> **The problem**
Starting with the first line of the listing, quote each line exactly until and including the one with "const pTicks = [2340, 2360, 2380, 2400, 2420, 2440];", leaving pictures out.

> **Supplied information**
(begin)

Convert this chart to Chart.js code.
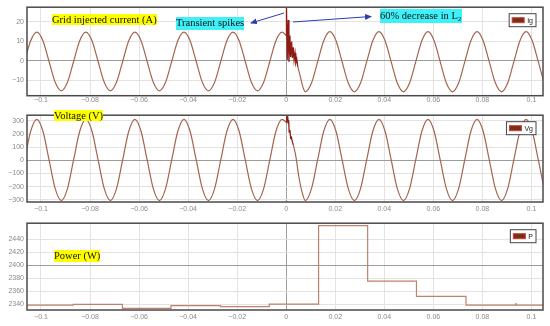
<!DOCTYPE html>
<html>
<head>
<meta charset="utf-8">
<script src="https://cdn.jsdelivr.net/npm/chart.js@4.4.1/dist/chart.umd.min.js"></script>
<style>
	body { margin: 0; background: #fff; }
	#wrap { position: relative; width: 550px; height: 326px; overflow: hidden; }
	canvas { position: absolute; left: 0; }
	.tag { position: absolute; font-family: "Liberation Serif", "Times New Roman", serif; font-size: 10.5px; color: #111; white-space: nowrap; }
	.yel { background: #ffff00; }
	.cyan { background: #3ef0f8; }
	.tag sub { font-size: 7px; vertical-align: -2px; line-height: 0; }
</style>
</head>
<body>
<div id="wrap">
	<canvas id="cI" width="550" height="108" style="top:0"></canvas>
	<canvas id="cV" width="550" height="108" style="top:108px"></canvas>
	<canvas id="cP" width="550" height="110" style="top:216px"></canvas>
	<div class="tag yel" style="left:52px;top:14px;line-height:11px">Grid injected current (A)</div>
	<div class="tag cyan" style="left:176px;top:17px;line-height:12.5px">Transient spikes</div>
	<div class="tag cyan" style="left:380px;top:9px;line-height:14px;padding-right:1px">60% decrease in L<sub>2</sub></div>
	<div class="tag yel" style="left:54px;top:110px;line-height:11px">Voltage (V)</div>
	<div class="tag yel" style="left:54px;top:250px;line-height:12px">Power (W)</div>
	<svg width="550" height="326" style="position:absolute;left:0;top:0;pointer-events:none">
		<defs>
			<marker id="ah" markerWidth="7" markerHeight="6" refX="6" refY="3" orient="auto">
				<path d="M0,0 L7,3 L0,6 z" fill="#2b3fae"/>
			</marker>
		</defs>
		<line x1="284" y1="13" x2="251" y2="23" stroke="#2b3fae" stroke-width="1" marker-end="url(#ah)"/>
		<line x1="293" y1="22" x2="371" y2="16.5" stroke="#2b3fae" stroke-width="1" marker-end="url(#ah)"/>
	</svg>
</div>
<script>
// time axis ticks (s)
const xTicks = [-0.1, -0.08, -0.06, -0.04, -0.02, 0, 0.02, 0.04, 0.06, 0.08, 0.1];
const igTicks = [-10, 0, 10, 20];
const vgTicks = [-300, -200, -100, 0, 100, 200, 300];
const pTicks = [2340, 2360, 2380, 2400, 2420, 2440];

// before the change (t < 0)
const tPre = [-0.1067, -0.1042, -0.1017, -0.0992, -0.0967, -0.0942, -0.0917, -0.0892,
	-0.0867, -0.0842, -0.0817, -0.0792, -0.0767, -0.0742, -0.0717, -0.0692,
	-0.0667, -0.0642, -0.0617, -0.0592, -0.0567, -0.0542, -0.0517, -0.0492,
	-0.0467, -0.0442, -0.0417, -0.0392, -0.0367, -0.0342, -0.0317, -0.0292,
	-0.0267, -0.0242, -0.0217, -0.0192, -0.0167, -0.0142, -0.0117, -0.0092,
	-0.0067, -0.0042, -0.0017, 0.0];
const igPre = [-0.3, 10.4, 14.8, 10.4, -0.3, -11.0, -15.4, -11.0,
	-0.3, 10.4, 14.8, 10.4, -0.3, -11.0, -15.4, -11.0,
	-0.3, 10.4, 14.8, 10.4, -0.3, -11.0, -15.4, -11.0,
	-0.3, 10.4, 14.8, 10.4, -0.3, -11.0, -15.4, -11.0,
	-0.3, 10.4, 14.8, 10.4, -0.3, -11.0, -15.4, -11.0,
	-0.3, 10.4, 14.8, 13.0];
const vgPre = [3, 221, 312, 221, 3, -215, -306, -215,
	3, 221, 312, 221, 3, -215, -306, -215,
	3, 221, 312, 221, 3, -215, -306, -215,
	3, 221, 312, 221, 3, -215, -306, -215,
	3, 221, 312, 221, 3, -215, -306, -215,
	3, 221, 312, 290];

// transient spikes right after t = 0
const tSpkI = [0.0, 0.0001, 0.0004, 0.0008, 0.0011, 0.0015, 0.0018, 0.0022, 0.0025, 0.0029, 0.0032, 0.0036, 0.0039, 0.0043, 0.0047];
const igSpk = [13, 28, 0.5, 21, -0.5, 13, 2, 10, 1.5, 7, 0.5, 4, -1, 1, -3];
const tSpkV = [0.0, 0.0002, 0.0004, 0.0006, 0.0008, 0.0010, 0.0012, 0.0015, 0.0018, 0.0021, 0.0025, 0.0029];
const vgSpk = [290, 345, 300, 335, 285, 305, 215, 230, 170, 175, 140, 118];

// after the change
const tPostI = [0.0047, 0.0057, 0.0067,
	0.0078, 0.0103, 0.0128, 0.0153, 0.0178, 0.0203, 0.0228, 0.0253,
	0.0278, 0.0303, 0.0328, 0.0353, 0.0378, 0.0403, 0.0428, 0.0453,
	0.0478, 0.0503, 0.0528, 0.0553, 0.0578, 0.0603, 0.0628, 0.0653,
	0.0678, 0.0703, 0.0728, 0.0753, 0.0778, 0.0803, 0.0828, 0.0853,
	0.0878, 0.0903, 0.0928, 0.0953, 0.0978, 0.1003, 0.1028, 0.1053, 0.1078];
const igPost = [-3, -7.8, -13,
	-15.9, -11.4, -0.5, 10.4, 15.0, 10.4, -0.5, -11.4,
	-15.9, -11.4, -0.5, 10.4, 15.0, 10.4, -0.5, -11.4,
	-15.9, -11.4, -0.5, 10.4, 15.0, 10.4, -0.5, -11.4,
	-15.9, -11.4, -0.5, 10.4, 15.0, 10.4, -0.5, -11.4,
	-15.9, -11.4, -0.5, 10.4, 15.0, 10.4, -0.5, -11.4, -15.9];
const tPostV = [0.0029, 0.0039, 0.0052, 0.0066,
	0.0078, 0.0103, 0.0128, 0.0153, 0.0178, 0.0203, 0.0228, 0.0253,
	0.0278, 0.0303, 0.0328, 0.0353, 0.0378, 0.0403, 0.0428, 0.0453,
	0.0478, 0.0503, 0.0528, 0.0553, 0.0578, 0.0603, 0.0628, 0.0653,
	0.0678, 0.0703, 0.0728, 0.0753, 0.0778, 0.0803, 0.0828, 0.0853,
	0.0878, 0.0903, 0.0928, 0.0953, 0.0978, 0.1003, 0.1028, 0.1053, 0.1078];
const vgPost = [118, 32, -130, -251,
	-306, -215, 3, 221, 312, 221, 3, -215,
	-306, -215, 3, 221, 312, 221, 3, -215,
	-306, -215, 3, 221, 312, 221, 3, -215,
	-306, -215, 3, 221, 312, 221, 3, -215,
	-306, -215, 3, 221, 312, 221, 3, -215, -306];

// power, one value per grid cycle (held until the next time)
const tP = [-0.107, -0.0868, -0.0668, -0.0470, -0.0268, -0.0069, 0.0132, 0.0332, 0.0531, 0.0733, 0.0936, 0.0939, 0.106];
const pw = [2339, 2340, 2334, 2338, 2336.5, 2340.5, 2461.5, 2376, 2352.5, 2339, 2341, 2339, 2339];

(function() {
	Chart.defaults.font.family = '"Liberation Sans", Arial, sans-serif';
	Chart.defaults.font.size = 7;
	Chart.defaults.color = '#8a8a8a';

	const lineCol = '#a3654f';
	const spikeCol = '#8e1b12';
	const pts = (xs, ys) => xs.map((x, i) => ({x: x, y: ys[i]}));
	const fmt = v => v === 0 ? '0' : String(v).replace('-', '\u2212');

	const framePlugin = {
		id: 'frame',
		afterDraw(chart, args, opts) {
			const a = chart.chartArea;
			const ctx = chart.ctx;
			ctx.save();
			ctx.strokeStyle = '#4a4a4a';
			ctx.lineWidth = 1.5;
			ctx.strokeRect(a.left, a.top, a.right - a.left, a.bottom - a.top);
			// legend box in the top right corner
			ctx.font = '7px "Liberation Sans", Arial, sans-serif';
			const tw = ctx.measureText(opts.label).width;
			const w = 3 + 12 + 3 + tw + 3;
			const h = 13;
			const x = a.right - 7 - w;
			const y = a.top + 6.5;
			ctx.fillStyle = '#fff';
			ctx.fillRect(x, y, w, h);
			ctx.lineWidth = 1;
			ctx.strokeStyle = '#444';
			ctx.strokeRect(x, y, w, h);
			ctx.fillStyle = '#7b2e12';
			ctx.fillRect(x + 3, y + 4, 12, 5);
			ctx.strokeStyle = '#c8403a';
			ctx.strokeRect(x + 3, y + 4, 12, 5);
			ctx.fillStyle = '#222';
			ctx.textBaseline = 'middle';
			ctx.fillText(opts.label, x + 18, y + h / 2 + 0.5);
			ctx.restore();
		}
	};

	function makeChart(id, datasets, o) {
		return new Chart(document.getElementById(id), {
			type: 'line',
			data: {datasets: datasets},
			plugins: [framePlugin],
			options: {
				responsive: false,
				animation: false,
				layout: {padding: {top: o.top, right: 7, left: 0, bottom: 0}},
				plugins: {
					legend: {display: false},
					tooltip: {enabled: false},
					frame: {label: o.label}
				},
				elements: {point: {radius: 0}},
				scales: {
					x: {
						type: 'linear',
						min: -0.1057,
						max: 0.1047,
						afterBuildTicks: s => { s.ticks = xTicks.map(v => ({value: v})); },
						afterFit: s => { s.height = o.xh; },
						ticks: {padding: o.xpad, maxRotation: 0, autoSkip: false, callback: fmt},
						grid: {
							drawTicks: false,
							color: c => c.tick && c.tick.value === 0 ? '#9c9c9c' : '#e3e3e3'
						},
						border: {display: false}
					},
					y: {
						min: o.min,
						max: o.max,
						afterBuildTicks: s => { s.ticks = o.ticks.map(v => ({value: v})); },
						afterFit: s => { s.width = 27; },
						ticks: {padding: 3, callback: fmt},
						grid: {
							drawTicks: false,
							color: c => c.tick && c.tick.value === o.axisAt ? '#9c9c9c' : '#e3e3e3'
						},
						border: {display: false}
					}
				}
			}
		});
	}

	const smooth = {borderColor: lineCol, borderWidth: 1.2, cubicInterpolationMode: 'monotone', fill: false};
	const spiky = {borderColor: spikeCol, borderWidth: 1.3, tension: 0, fill: false, order: -1};

	makeChart('cI', [
		Object.assign({label: 'Ig', data: pts(tPre, igPre)}, smooth),
		Object.assign({label: 'Ig', data: pts(tSpkI, igSpk)}, spiky),
		Object.assign({label: 'Ig', data: pts(tPostI, igPost)}, smooth)
	], {label: 'Ig', ticks: igTicks, min: -17.9, max: 27.6, axisAt: 0, top: 5.7, xh: 12.3, xpad: 0.5});

	makeChart('cV', [
		Object.assign({label: 'Vg', data: pts(tPre, vgPre)}, smooth),
		Object.assign({label: 'Vg', data: pts(tSpkV, vgSpk)}, spiky),
		Object.assign({label: 'Vg', data: pts(tPostV, vgPost)}, smooth)
	], {label: 'Vg', ticks: vgTicks, min: -316, max: 343, axisAt: 0, top: 5.3, xh: 14, xpad: 3});

	makeChart('cP', [
		{label: 'P', data: pts(tP, pw), stepped: 'before', borderColor: '#c0806a', borderWidth: 1.2, fill: false}
	], {label: 'P', ticks: pTicks, min: 2331.4, max: 2465.2, axisAt: 2400, top: 5.7, xh: 16, xpad: 2.5});
})();
</script>
</body>
</html>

(end)

> **Solution to this task**
Convert this chart to Chart.js code.
<!DOCTYPE html>
<html>
<head>
<meta charset="utf-8">
<script src="https://cdn.jsdelivr.net/npm/chart.js@4.4.1/dist/chart.umd.min.js"></script>
<style>
	body { margin: 0; background: #fff; }
	#wrap { position: relative; width: 550px; height: 326px; overflow: hidden; }
	canvas { position: absolute; left: 0; }
	.tag { position: absolute; font-family: "Liberation Serif", "Times New Roman", serif; font-size: 10.5px; color: #111; white-space: nowrap; }
	.yel { background: #ffff00; }
	.cyan { background: #3ef0f8; }
	.tag sub { font-size: 7px; vertical-align: -2px; line-height: 0; }
</style>
</head>
<body>
<div id="wrap">
	<canvas id="cI" width="550" height="108" style="top:0"></canvas>
	<canvas id="cV" width="550" height="108" style="top:108px"></canvas>
	<canvas id="cP" width="550" height="110" style="top:216px"></canvas>
	<div class="tag yel" style="left:52px;top:14px;line-height:11px">Grid injected current (A)</div>
	<div class="tag cyan" style="left:176px;top:17px;line-height:12.5px">Transient spikes</div>
	<div class="tag cyan" style="left:380px;top:9px;line-height:14px;padding-right:1px">60% decrease in L<sub>2</sub></div>
	<div class="tag yel" style="left:54px;top:110px;line-height:11px">Voltage (V)</div>
	<div class="tag yel" style="left:54px;top:250px;line-height:12px">Power (W)</div>
	<svg width="550" height="326" style="position:absolute;left:0;top:0;pointer-events:none">
		<defs>
			<marker id="ah" markerWidth="7" markerHeight="6" refX="6" refY="3" orient="auto">
				<path d="M0,0 L7,3 L0,6 z" fill="#2b3fae"/>
			</marker>
		</defs>
		<line x1="284" y1="13" x2="251" y2="23" stroke="#2b3fae" stroke-width="1" marker-end="url(#ah)"/>
		<line x1="293" y1="22" x2="371" y2="16.5" stroke="#2b3fae" stroke-width="1" marker-end="url(#ah)"/>
	</svg>
</div>
<script>
// time axis ticks (s)
const xTicks = [-0.1, -0.08, -0.06, -0.04, -0.02, 0, 0.02, 0.04, 0.06, 0.08, 0.1];
const igTicks = [-10, 0, 10, 20];
const vgTicks = [-300, -200, -100, 0, 100, 200, 300];
const pTicks = [2340, 2360, 2380, 2400, 2420, 2440];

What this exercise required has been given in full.